6. Bonus Question. Stalin should have attacked Germany in 1939
are u a fukkin idiot?
I'll leave with this final quote from Meade:-
Stalin is a titan in his own right. It took a heart of oak, nerves of steel, and veins of ice to assume the responsibilities which were involved in the Great Retreat. The stature of Marshal Stalin may be measured by the fact that his decisions were military decisions, not decisions of prestige for himself and his regime. There must have been doubts in many minds as to whether any dictatorship could stand up under the long series of blows which threatened to pulverize the Soviet Union during 1941 and 1942. But not once did Stalin, unlike Hitler, distort the fundamental truths of the situation or subordinate the goal of ultimate military victory to the momentary demands of popular morale. There is something awe-inspiring in Stalin's broadcast to his people of July 3, 1941, exhorting them to scorch the earth and to fight as a nation of guerillas.
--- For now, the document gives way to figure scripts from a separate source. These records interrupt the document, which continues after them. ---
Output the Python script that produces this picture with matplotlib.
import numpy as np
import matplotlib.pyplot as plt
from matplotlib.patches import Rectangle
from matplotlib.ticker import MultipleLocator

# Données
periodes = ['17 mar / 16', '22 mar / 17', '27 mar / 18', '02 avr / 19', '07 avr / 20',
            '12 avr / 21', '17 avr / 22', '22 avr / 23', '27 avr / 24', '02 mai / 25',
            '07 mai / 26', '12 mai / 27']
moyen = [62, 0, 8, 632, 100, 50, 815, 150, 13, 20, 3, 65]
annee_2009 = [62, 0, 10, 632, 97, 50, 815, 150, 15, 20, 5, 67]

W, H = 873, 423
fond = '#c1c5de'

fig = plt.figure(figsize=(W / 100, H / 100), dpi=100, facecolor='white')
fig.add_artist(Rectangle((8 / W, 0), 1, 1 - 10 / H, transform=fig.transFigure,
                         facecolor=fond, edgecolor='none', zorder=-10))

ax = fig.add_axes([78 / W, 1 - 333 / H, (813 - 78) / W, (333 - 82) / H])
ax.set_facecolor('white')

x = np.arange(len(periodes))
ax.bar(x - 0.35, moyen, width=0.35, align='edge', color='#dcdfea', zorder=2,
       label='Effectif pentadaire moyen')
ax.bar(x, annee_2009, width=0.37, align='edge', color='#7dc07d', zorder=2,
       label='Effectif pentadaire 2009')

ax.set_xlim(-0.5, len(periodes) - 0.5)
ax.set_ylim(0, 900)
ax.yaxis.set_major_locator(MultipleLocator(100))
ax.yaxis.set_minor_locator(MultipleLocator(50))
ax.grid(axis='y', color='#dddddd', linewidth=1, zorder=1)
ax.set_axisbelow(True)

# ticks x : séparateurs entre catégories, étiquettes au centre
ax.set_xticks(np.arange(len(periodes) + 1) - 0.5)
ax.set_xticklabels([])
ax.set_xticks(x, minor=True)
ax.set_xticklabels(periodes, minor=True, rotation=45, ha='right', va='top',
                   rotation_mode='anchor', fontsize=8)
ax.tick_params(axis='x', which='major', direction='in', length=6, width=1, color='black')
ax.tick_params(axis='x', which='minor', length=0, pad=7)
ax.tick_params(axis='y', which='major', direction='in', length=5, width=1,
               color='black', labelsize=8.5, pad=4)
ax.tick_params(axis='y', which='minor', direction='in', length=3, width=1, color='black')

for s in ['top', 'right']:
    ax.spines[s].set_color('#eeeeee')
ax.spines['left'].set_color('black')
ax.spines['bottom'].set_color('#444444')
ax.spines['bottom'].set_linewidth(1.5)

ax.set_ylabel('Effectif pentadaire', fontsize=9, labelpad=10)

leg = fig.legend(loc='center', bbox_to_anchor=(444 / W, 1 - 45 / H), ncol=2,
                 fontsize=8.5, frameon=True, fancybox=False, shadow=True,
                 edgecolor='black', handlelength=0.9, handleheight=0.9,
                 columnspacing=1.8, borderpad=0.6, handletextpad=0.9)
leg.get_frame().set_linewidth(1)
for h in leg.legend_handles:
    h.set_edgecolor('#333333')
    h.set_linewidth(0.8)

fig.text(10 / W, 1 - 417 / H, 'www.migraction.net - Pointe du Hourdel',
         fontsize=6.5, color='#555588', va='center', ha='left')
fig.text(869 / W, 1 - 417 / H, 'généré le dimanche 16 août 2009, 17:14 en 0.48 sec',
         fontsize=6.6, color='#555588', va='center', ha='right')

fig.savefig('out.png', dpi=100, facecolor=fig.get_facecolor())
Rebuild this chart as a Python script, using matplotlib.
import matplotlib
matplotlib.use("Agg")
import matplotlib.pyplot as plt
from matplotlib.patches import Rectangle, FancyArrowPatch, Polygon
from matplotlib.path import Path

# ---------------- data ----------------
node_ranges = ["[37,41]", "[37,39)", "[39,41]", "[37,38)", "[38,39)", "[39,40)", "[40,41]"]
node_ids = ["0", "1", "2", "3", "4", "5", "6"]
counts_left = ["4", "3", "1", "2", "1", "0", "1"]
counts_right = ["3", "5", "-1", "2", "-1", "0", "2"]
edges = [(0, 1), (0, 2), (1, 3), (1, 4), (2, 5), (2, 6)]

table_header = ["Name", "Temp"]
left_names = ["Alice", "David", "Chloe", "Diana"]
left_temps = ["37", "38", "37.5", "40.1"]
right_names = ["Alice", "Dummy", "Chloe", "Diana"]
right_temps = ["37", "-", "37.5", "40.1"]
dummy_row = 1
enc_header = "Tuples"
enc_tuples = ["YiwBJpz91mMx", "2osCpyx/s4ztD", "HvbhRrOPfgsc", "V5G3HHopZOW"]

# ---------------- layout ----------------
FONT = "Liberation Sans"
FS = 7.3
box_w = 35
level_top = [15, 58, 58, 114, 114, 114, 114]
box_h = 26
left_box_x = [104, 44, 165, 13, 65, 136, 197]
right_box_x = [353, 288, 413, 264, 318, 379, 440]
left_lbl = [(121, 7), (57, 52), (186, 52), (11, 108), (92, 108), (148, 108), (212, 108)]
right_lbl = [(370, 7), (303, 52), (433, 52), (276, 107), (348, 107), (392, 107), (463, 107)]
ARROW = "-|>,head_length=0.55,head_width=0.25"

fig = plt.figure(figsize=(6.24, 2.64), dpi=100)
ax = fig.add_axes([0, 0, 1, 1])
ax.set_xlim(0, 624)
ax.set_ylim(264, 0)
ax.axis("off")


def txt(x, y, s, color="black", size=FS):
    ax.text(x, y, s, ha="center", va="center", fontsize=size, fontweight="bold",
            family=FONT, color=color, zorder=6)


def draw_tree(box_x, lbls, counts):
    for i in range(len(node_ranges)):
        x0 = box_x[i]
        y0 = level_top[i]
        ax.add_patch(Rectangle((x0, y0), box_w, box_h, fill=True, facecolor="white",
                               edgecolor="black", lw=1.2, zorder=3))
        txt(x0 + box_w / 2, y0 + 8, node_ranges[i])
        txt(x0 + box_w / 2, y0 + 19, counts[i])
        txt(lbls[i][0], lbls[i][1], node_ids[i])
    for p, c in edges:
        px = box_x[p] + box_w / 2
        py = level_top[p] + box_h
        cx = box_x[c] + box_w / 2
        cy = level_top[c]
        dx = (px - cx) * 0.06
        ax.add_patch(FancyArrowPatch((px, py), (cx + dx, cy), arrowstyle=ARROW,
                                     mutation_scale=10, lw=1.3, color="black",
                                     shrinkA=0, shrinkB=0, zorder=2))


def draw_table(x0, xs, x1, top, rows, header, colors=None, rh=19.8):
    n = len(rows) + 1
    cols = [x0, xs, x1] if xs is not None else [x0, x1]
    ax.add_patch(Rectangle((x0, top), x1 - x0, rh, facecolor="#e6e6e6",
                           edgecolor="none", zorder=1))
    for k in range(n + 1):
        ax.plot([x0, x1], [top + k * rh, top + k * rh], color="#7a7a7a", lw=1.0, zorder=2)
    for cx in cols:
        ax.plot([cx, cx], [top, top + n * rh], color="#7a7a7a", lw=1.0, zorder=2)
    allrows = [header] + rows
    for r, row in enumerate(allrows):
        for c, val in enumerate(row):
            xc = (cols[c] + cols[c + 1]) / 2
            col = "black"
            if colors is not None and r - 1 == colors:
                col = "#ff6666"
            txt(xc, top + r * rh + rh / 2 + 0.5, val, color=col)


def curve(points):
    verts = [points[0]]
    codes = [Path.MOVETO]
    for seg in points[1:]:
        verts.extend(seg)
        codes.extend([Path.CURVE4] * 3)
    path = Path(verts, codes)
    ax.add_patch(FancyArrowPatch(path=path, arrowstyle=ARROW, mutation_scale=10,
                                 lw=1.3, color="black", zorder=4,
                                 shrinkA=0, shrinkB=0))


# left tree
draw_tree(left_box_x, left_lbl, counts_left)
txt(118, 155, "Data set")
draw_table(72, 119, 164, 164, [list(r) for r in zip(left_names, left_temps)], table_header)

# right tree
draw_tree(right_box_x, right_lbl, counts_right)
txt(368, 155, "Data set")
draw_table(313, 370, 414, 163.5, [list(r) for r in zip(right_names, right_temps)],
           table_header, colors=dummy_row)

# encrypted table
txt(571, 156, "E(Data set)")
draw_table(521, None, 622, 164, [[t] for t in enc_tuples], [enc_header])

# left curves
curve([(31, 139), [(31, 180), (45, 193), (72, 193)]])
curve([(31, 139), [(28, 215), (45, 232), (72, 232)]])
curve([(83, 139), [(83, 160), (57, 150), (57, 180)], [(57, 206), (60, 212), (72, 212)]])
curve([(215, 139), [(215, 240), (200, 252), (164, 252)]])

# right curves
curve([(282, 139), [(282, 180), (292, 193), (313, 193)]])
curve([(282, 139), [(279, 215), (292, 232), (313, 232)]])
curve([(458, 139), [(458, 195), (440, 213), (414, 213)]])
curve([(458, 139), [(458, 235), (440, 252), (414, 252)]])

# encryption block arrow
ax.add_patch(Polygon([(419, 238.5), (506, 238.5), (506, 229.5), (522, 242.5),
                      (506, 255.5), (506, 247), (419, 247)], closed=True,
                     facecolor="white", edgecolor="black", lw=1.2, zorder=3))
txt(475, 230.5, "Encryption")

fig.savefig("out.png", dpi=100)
It was magnificent, it was terrifying-and it was war.
“In case of a forced retreat of Red Army units,” he said, “all rolling stock must be evacuated; to the enemy must not be left a single engine, a single railway car, not a single pound of grain or gallon of fuel.
“collective farmers must drive off their cattle and turn over their grain to the safekeeping of State authorities for transportation to the rear. All valuable property including non-ferrous metals, grain and fuel which cannot be withdrawn, must without fail be destroyed.
“In areas occupied by the enemy, guerilla units, mounted and on foot, must be formed, diversionist groups must be organised to combat enemy troops, to foment guerilla warfare everywhere, to blow up bridges, roads, damage telephone and telegraph lines and to set fire to forests, stores and transports.
“In occupied regions conditions must be made unbearable for the enemy and all his accomplices. They must be hounded and annihilated at every step and all their measures frustrated.”